* begin Task inputs *

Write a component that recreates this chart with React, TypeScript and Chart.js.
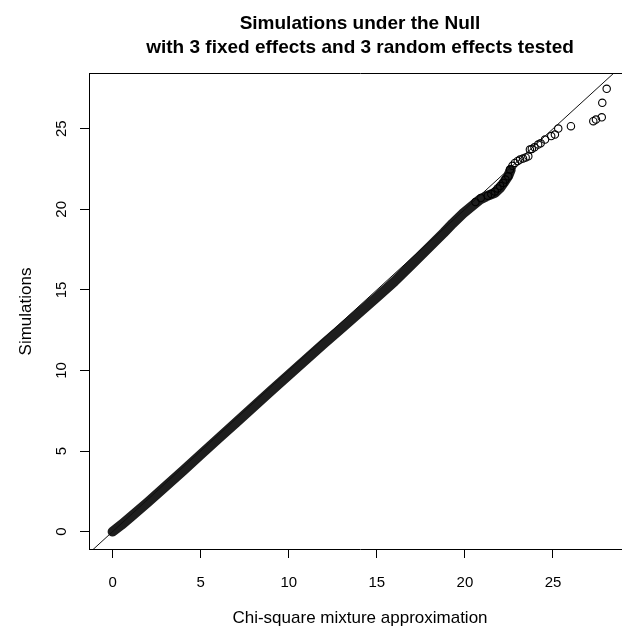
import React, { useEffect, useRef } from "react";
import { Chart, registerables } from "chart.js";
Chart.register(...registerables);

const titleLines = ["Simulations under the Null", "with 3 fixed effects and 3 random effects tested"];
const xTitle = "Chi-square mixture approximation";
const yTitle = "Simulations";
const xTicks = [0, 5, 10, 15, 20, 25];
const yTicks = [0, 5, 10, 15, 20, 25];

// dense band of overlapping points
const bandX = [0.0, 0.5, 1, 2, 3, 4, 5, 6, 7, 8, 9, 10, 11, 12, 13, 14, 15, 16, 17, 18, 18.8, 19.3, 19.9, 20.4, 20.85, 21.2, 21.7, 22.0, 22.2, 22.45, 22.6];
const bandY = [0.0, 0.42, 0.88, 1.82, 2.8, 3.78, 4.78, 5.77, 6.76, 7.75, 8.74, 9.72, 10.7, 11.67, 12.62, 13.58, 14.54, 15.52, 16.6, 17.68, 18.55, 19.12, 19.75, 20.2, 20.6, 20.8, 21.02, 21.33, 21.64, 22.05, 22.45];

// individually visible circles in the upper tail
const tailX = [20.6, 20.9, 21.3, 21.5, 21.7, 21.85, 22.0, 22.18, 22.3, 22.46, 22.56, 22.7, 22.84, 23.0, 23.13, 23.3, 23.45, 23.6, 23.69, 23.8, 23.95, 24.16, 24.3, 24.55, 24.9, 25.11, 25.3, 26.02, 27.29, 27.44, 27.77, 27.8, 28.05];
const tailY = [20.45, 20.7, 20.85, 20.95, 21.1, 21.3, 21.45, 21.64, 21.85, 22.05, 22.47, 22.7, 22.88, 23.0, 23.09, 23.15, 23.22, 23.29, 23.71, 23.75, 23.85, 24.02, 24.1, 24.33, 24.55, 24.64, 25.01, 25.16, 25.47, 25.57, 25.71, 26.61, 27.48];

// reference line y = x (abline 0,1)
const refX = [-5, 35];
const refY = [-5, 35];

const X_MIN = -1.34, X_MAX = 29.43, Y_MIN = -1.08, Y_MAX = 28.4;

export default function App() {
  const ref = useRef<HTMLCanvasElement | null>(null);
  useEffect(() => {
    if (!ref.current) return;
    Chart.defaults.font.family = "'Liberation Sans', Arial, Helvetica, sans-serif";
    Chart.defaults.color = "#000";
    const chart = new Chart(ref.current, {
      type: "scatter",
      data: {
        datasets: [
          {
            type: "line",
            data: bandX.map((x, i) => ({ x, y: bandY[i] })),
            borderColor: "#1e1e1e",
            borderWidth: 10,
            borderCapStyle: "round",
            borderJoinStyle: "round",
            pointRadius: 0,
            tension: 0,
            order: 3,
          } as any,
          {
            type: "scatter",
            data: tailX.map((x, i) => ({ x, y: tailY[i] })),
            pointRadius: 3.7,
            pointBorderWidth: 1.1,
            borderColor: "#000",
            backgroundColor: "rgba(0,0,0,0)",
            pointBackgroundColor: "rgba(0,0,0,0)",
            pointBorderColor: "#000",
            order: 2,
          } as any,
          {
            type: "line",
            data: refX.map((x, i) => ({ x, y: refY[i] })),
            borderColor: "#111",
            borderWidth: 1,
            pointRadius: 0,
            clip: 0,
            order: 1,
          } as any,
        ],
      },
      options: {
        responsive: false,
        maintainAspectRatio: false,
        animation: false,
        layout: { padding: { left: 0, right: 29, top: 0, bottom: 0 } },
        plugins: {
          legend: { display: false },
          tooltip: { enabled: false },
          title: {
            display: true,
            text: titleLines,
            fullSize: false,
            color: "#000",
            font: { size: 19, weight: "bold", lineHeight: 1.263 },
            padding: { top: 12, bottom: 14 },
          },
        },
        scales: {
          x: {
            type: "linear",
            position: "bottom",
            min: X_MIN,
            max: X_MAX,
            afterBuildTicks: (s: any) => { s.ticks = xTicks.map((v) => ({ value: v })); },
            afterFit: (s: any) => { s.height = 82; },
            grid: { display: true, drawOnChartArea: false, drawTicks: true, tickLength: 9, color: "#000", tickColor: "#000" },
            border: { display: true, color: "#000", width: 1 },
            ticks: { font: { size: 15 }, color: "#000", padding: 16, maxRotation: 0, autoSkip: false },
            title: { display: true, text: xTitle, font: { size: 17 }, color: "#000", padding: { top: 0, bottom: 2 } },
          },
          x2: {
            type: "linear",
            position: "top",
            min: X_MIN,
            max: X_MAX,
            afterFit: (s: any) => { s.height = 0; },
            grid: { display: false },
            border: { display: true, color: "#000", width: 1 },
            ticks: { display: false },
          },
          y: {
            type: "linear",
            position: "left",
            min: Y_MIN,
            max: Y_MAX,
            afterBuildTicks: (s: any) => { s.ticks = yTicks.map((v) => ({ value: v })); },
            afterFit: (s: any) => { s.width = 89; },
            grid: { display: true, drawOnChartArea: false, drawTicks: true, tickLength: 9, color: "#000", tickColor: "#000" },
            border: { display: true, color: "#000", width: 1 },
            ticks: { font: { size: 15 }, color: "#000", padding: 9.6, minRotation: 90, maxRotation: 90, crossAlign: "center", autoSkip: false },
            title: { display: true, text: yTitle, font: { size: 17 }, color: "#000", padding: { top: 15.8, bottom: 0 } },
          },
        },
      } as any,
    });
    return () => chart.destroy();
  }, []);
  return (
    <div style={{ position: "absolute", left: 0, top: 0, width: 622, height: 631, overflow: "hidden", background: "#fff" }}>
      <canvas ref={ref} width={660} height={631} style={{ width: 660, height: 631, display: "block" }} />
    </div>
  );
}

* end Task inputs *
* begin Task inputs *

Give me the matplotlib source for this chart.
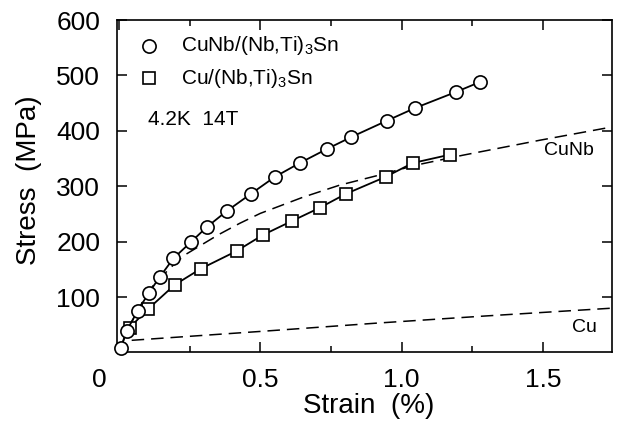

* end Task inputs *
* begin Task inputs *

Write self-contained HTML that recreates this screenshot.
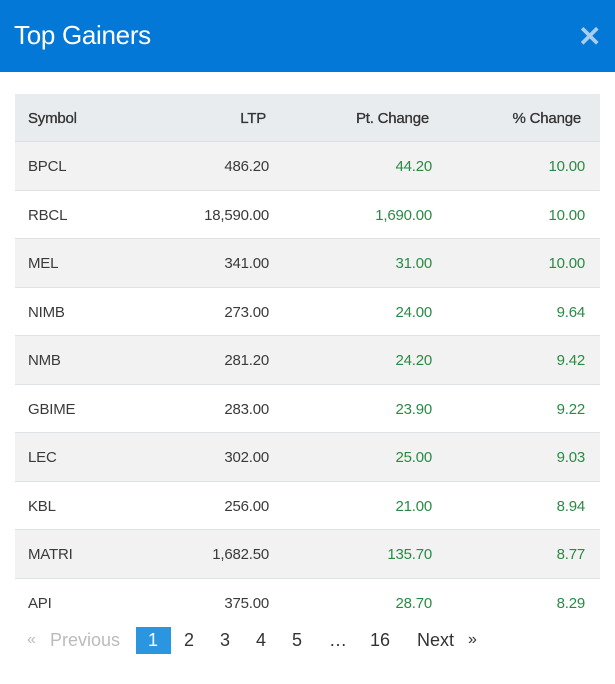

* end Task inputs *

## Exercise description
Read through the entries and copy every line that includes "Write".

## Solution for this exercise
Write a component that recreates this chart with React, TypeScript and Chart.js.
Write self-contained HTML that recreates this screenshot.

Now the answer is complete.